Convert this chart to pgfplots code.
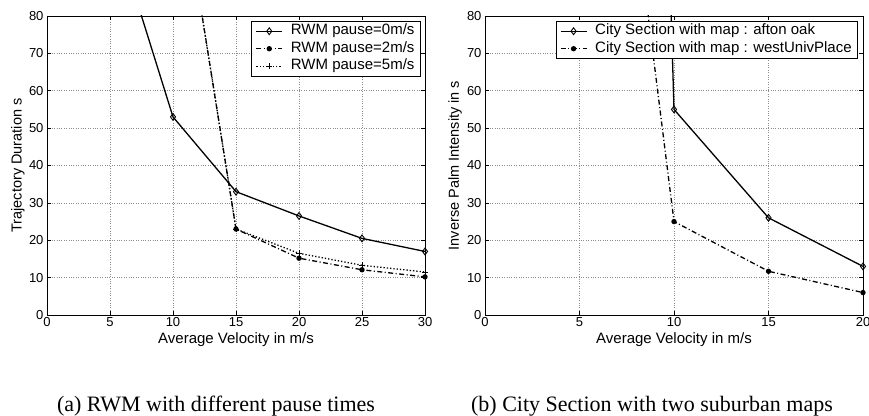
\documentclass[border=0pt]{standalone}
\usepackage{fontspec}
\setmainfont{Liberation Sans}
\newfontfamily\capfont{Liberation Serif}
\usepackage{pgfplots}
\pgfplotsset{compat=1.18}
\pgfplotsset{
  mstyle/.style={
    scale only axis, width=378pt, height=299pt, anchor=south west,
    ymin=0, ymax=80, ytick={0,10,...,80},
    grid=major, grid style={dotted, gray!90, line width=0.6pt},
    tick align=inside, tick pos=both, major tick length=4pt,
    axis line style={line width=0.9pt},
    tick style={black, line width=0.6pt},
    /pgf/number format/assume math mode=true,
    tick label style={font=\fontsize{13}{15}\selectfont},
    xticklabel style={yshift=1pt},
    xlabel style={font=\fontsize{15}{17}\selectfont, at={(axis description cs:0.5,-0.0836)}, anchor=center},
    ylabel style={font=\fontsize{14.5}{17}\selectfont},
    legend style={font=\fontsize{15}{17.5}\selectfont, draw=black, line width=0.8pt,
      inner xsep=4pt, inner ysep=1pt, row sep=0pt, cells={anchor=west},
      nodes={text height=11pt, text depth=3.5pt, inner ysep=1.5pt},
      /tikz/every odd column/.append style={column sep=6pt},
      legend image code/.code={\draw[mark repeat=2,mark phase=2] plot coordinates {(0pt,0pt) (13pt,0pt) (26pt,0pt)};}},
    legend cell align=left,
    every axis plot/.append style={line width=1.3pt, black},
    clip=true,
  },
  dd/.style={dash pattern=on 5pt off 2.5pt on 1pt off 2.5pt},
}
\begin{document}
\begin{tikzpicture}
\path[use as bounding box] (0pt,0pt) rectangle (869pt,415pt);
\begin{axis}[mstyle, at={(47pt,100pt)},
  xmin=0, xmax=30, xtick={0,5,...,30},
  xlabel={Average Velocity in m/s}, ylabel={Trajectory Duration s},
  ylabel style={at={(axis description cs:-0.077,0.5)}, anchor=center},
  legend style={at={(axis description cs:0.989,0.983)}, anchor=north east}]
\addplot[mark=diamond, mark size=3.4pt, mark options={solid, fill=white, line width=0.9pt}] coordinates {
(5,107) (10,53) (15,33) (20,26.5) (25,20.5) (30,17)};
\addlegendentry{RWM pause=0m/s}
\addplot[dd, mark=*, mark size=2pt, mark options={solid}] coordinates {
(10,129) (15,23) (20,15.2) (25,12.1) (30,10.2)};
\addlegendentry{RWM pause=2m/s}
\addplot[dotted, mark=+, mark size=3pt, mark options={solid, line width=0.9pt}] coordinates {
(10,129) (15,23) (20,16.5) (25,13.3) (30,11.5)};
\addlegendentry{RWM pause=5m/s}
\end{axis}
\begin{axis}[mstyle, at={(485pt,100pt)},
  xmin=0, xmax=20, xtick={0,5,...,20},
  xlabel={Average Velocity in m/s}, ylabel={Inverse Palm Intensity in s},
  ylabel style={at={(axis description cs:-0.079,0.5)}, anchor=center},
  legend style={at={(axis description cs:0.987,0.983)}, anchor=north east}]
\addplot[mark=diamond, mark size=3.4pt, mark options={solid, fill=white, line width=0.9pt}] coordinates {
(5,900) (10,55) (15,26) (20,13)};
\addlegendentry{City Section with map : afton oak}
\addplot[dd, mark=*, mark size=2pt, mark options={solid}] coordinates {
(5,227) (10,25) (15,11.7) (20,6)};
\addlegendentry{City Section with map : westUnivPlace}
\end{axis}
\node[font=\capfont\fontsize{22}{24}\selectfont, anchor=base] at (216pt,4pt) {(a) RWM with different pause times};
\node[font=\capfont\fontsize{22}{24}\selectfont, anchor=base] at (652pt,4pt) {(b) City Section with two suburban maps};
\end{tikzpicture}
\end{document}
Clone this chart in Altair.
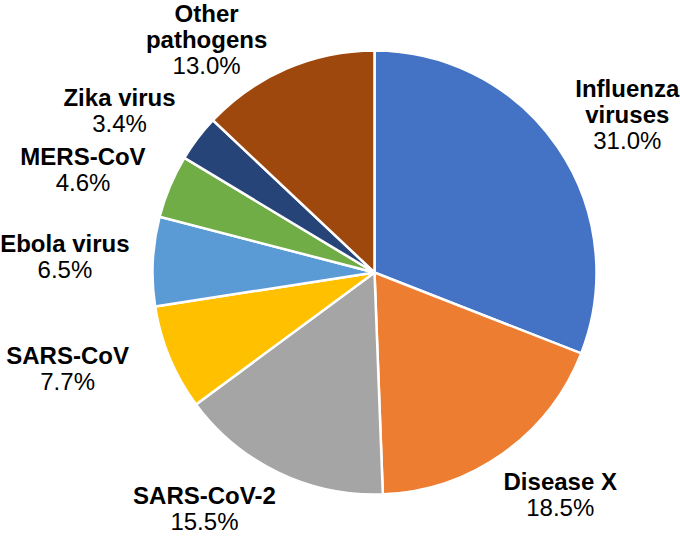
import math
import altair as alt
import pandas as pd

# ---- data ----
categories = ["Influenza viruses", "Disease X", "SARS-CoV-2", "SARS-CoV",
              "Ebola virus", "MERS-CoV", "Zika virus", "Other pathogens"]
label_names = ["Influenza\nviruses", "Disease X", "SARS-CoV-2", "SARS-CoV",
               "Ebola virus", "MERS-CoV", "Zika virus", "Other\npathogens"]
values = [31.0, 18.5, 15.5, 7.7, 6.5, 4.6, 3.4, 13.0]
colors = ["#4472C4", "#ED7D31", "#A5A5A5", "#FFC000",
          "#5B9BD5", "#70AD47", "#264478", "#9E480E"]

# ---- layout (label placement tweaks, pixels) ----
CX, CY, R = 374.5, 272.5, 222
LABEL_R = 300
LINE_H = 26
nudges = [(5, 13), (12, -21), (-40, -33), (-30, -18),
          (-10, 1), (-15, 15), (-16, 21), (-49, 44)]

total = sum(values)
rows = []
cum = 0.0
for i, (c, ln, v) in enumerate(zip(categories, label_names, values)):
    mid = 2 * math.pi * (cum + v / 2) / total
    cum += v
    cx = CX + LABEL_R * math.sin(mid) + nudges[i][0]
    cy = CY - LABEL_R * math.cos(mid) + nudges[i][1]
    n = ln.count("\n") + 2
    rows.append({
        "idx": i, "category": c, "label": ln, "value": v,
        "pct": f"{v:.1f}%",
        "lx": cx,
        "ny": cy - (n - 1) * LINE_H / 2,
        "py": cy + (n - 1) * LINE_H / 2,
    })
df = pd.DataFrame(rows)

base = alt.Chart(df)

pie = base.mark_arc(outerRadius=R, stroke="white", strokeWidth=2.5).encode(
    theta=alt.Theta("value:Q", stack=True),
    color=alt.Color("category:N", scale=alt.Scale(domain=categories, range=colors), legend=None),
    order=alt.Order("idx:Q"),
    x=alt.value(CX),
    y=alt.value(CY),
)

names = base.mark_text(font="Liberation Sans", fontSize=24, fontWeight="bold",
                       color="black", lineBreak="\n", lineHeight=LINE_H,
                       align="center", baseline="middle").encode(
    x=alt.X("lx:Q", scale=None, axis=None),
    y=alt.Y("ny:Q", scale=None, axis=None),
    text="label:N",
)

pcts = base.mark_text(font="Liberation Sans", fontSize=24, color="black",
                      align="center", baseline="middle").encode(
    x=alt.X("lx:Q", scale=None, axis=None),
    y=alt.Y("py:Q", scale=None, axis=None),
    text="pct:N",
)

chart = alt.layer(pie, names, pcts).properties(
    width=680, height=537, padding=0,
    autosize=alt.AutoSizeParams(type="none"),
    background="white",
).configure_view(stroke=None)

chart.save("out.html", embed_options={"renderer": "svg", "actions": False})
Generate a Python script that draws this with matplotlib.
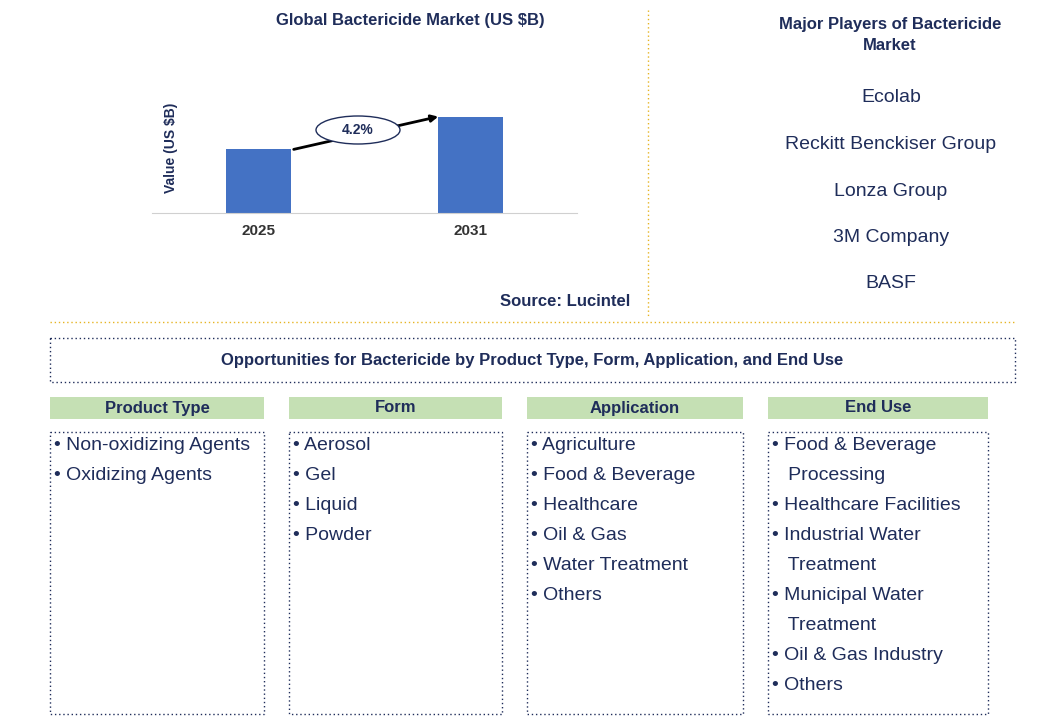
import matplotlib
matplotlib.use("Agg")
import matplotlib.pyplot as plt
from matplotlib.patches import Rectangle, Ellipse
plt.rcParams["font.family"] = "Liberation Sans"

years = ["2025", "2031"]
values = [1.0, 1.5]
cagr = "4.2%"
players = ["Ecolab", "Reckitt Benckiser Group", "Lonza Group", "3M Company", "BASF"]
headers = ["Product Type", "Form", "Application", "End Use"]
items = [
    ["Non-oxidizing Agents", "Oxidizing Agents"],
    ["Aerosol", "Gel", "Liquid", "Powder"],
    ["Agriculture", "Food & Beverage", "Healthcare", "Oil & Gas", "Water Treatment", "Others"],
    ["Food & Beverage\nProcessing", "Healthcare Facilities", "Industrial Water\nTreatment",
     "Municipal Water\nTreatment", "Oil & Gas Industry", "Others"],
]

W, H = 1045, 727
fig = plt.figure(figsize=(W/100, H/100), dpi=100)
navy = "#1f2d5a"
def fx(x): return x / W
def fy(y): return 1 - y / H

ax = fig.add_axes([fx(152), fy(213), fx(425), 143 / H])
ax.bar([0, 1], values, width=0.306, color="#4472c4")
ax.set_xlim(-0.501, 1.499)
ax.set_ylim(0, 143 / 64)
ax.set_xticks([0, 1])
ax.set_xticklabels(years, fontsize=11, fontweight="bold", color="#333333")
ax.set_yticks([])
for s in ["top", "right", "left"]:
    ax.spines[s].set_visible(False)
ax.spines["bottom"].set_color("#d0d0d0")
ax.tick_params(axis="x", length=0, pad=8)
ax.set_ylabel("Value (US $B)", fontsize=10, fontweight="bold", color=navy)
ax.yaxis.set_label_coords(0.06, 0.455)

fig.text(fx(410), fy(20), "Global Bactericide Market (US $B)", ha="center", va="center",
         fontsize=12, fontweight="bold", color=navy)
fig.text(fx(630), fy(302), "Source: Lucintel", ha="right", va="center",
         fontsize=12, fontweight="bold", color=navy)

fa = fig.add_axes([0, 0, 1, 1]); fa.set_xlim(0, W); fa.set_ylim(H, 0); fa.axis("off")
fa.annotate("", xy=(441, 116), xytext=(291, 150),
            arrowprops=dict(arrowstyle="-|>", color="black", lw=2), zorder=1)
fa.add_patch(Ellipse((358, 130), 84, 28, facecolor="white", edgecolor=navy, lw=1, zorder=2))
fa.text(358, 130, cagr, ha="center", va="center", fontsize=10, fontweight="bold", color=navy, zorder=3)

gold = "#e6b422"
fa.plot([648, 648], [10, 318], ls=(0, (1, 2)), color=gold, lw=1)
fa.plot([50, 1015], [322, 322], ls=(0, (1, 2)), color=gold, lw=1)

fa.text(890, 35, "Major Players of Bactericide\nMarket", ha="center", va="center",
        fontsize=12, fontweight="bold", color=navy, linespacing=1.5)
for i, p in enumerate(players):
    fa.text(891, 98 + i * 46.5, p, ha="center", va="center", fontsize=14, color=navy)

fa.add_patch(Rectangle((50, 338), 965, 44, fill=False, ls=(0, (1, 2)), edgecolor=navy, lw=1))
fa.text(532, 360, "Opportunities for Bactericide by Product Type, Form, Application, and End Use",
        ha="center", va="center", fontsize=12, fontweight="bold", color=navy)

cols = [(50, 264), (289, 502), (527, 743), (768, 988)]
for (x0, x1), h, its in zip(cols, headers, items):
    fa.add_patch(Rectangle((x0, 397), x1 - x0, 22, facecolor="#c5e0b4", edgecolor="none"))
    fa.text((x0 + x1) / 2, 408, h, ha="center", va="center", fontsize=12, fontweight="bold", color=navy)
    fa.add_patch(Rectangle((x0, 432), x1 - x0, 282, fill=False, ls=(0, (1, 2)), edgecolor=navy, lw=1))
    y = 445
    for it in its:
        for j, line in enumerate(it.split("\n")):
            fa.text(x0 + 4, y, ("• " if j == 0 else "   ") + line, ha="left", va="center",
                    fontsize=14, color=navy)
            y += 30

fig.savefig("out.png", dpi=100)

#### Your instructions:
Extract, without any images, the part of the material above that opens with the line containing "Clone this chart in Altair." and closes with the line containing "(-10, 1), (-15, 15), (-16, 21), (-49, 44)]", both lines included.

#### Answer below:
Clone this chart in Altair.
import math
import altair as alt
import pandas as pd

# ---- data ----
categories = ["Influenza viruses", "Disease X", "SARS-CoV-2", "SARS-CoV",
              "Ebola virus", "MERS-CoV", "Zika virus", "Other pathogens"]
label_names = ["Influenza\nviruses", "Disease X", "SARS-CoV-2", "SARS-CoV",
               "Ebola virus", "MERS-CoV", "Zika virus", "Other\npathogens"]
values = [31.0, 18.5, 15.5, 7.7, 6.5, 4.6, 3.4, 13.0]
colors = ["#4472C4", "#ED7D31", "#A5A5A5", "#FFC000",
          "#5B9BD5", "#70AD47", "#264478", "#9E480E"]

# ---- layout (label placement tweaks, pixels) ----
CX, CY, R = 374.5, 272.5, 222
LABEL_R = 300
LINE_H = 26
nudges = [(5, 13), (12, -21), (-40, -33), (-30, -18),
          (-10, 1), (-15, 15), (-16, 21), (-49, 44)]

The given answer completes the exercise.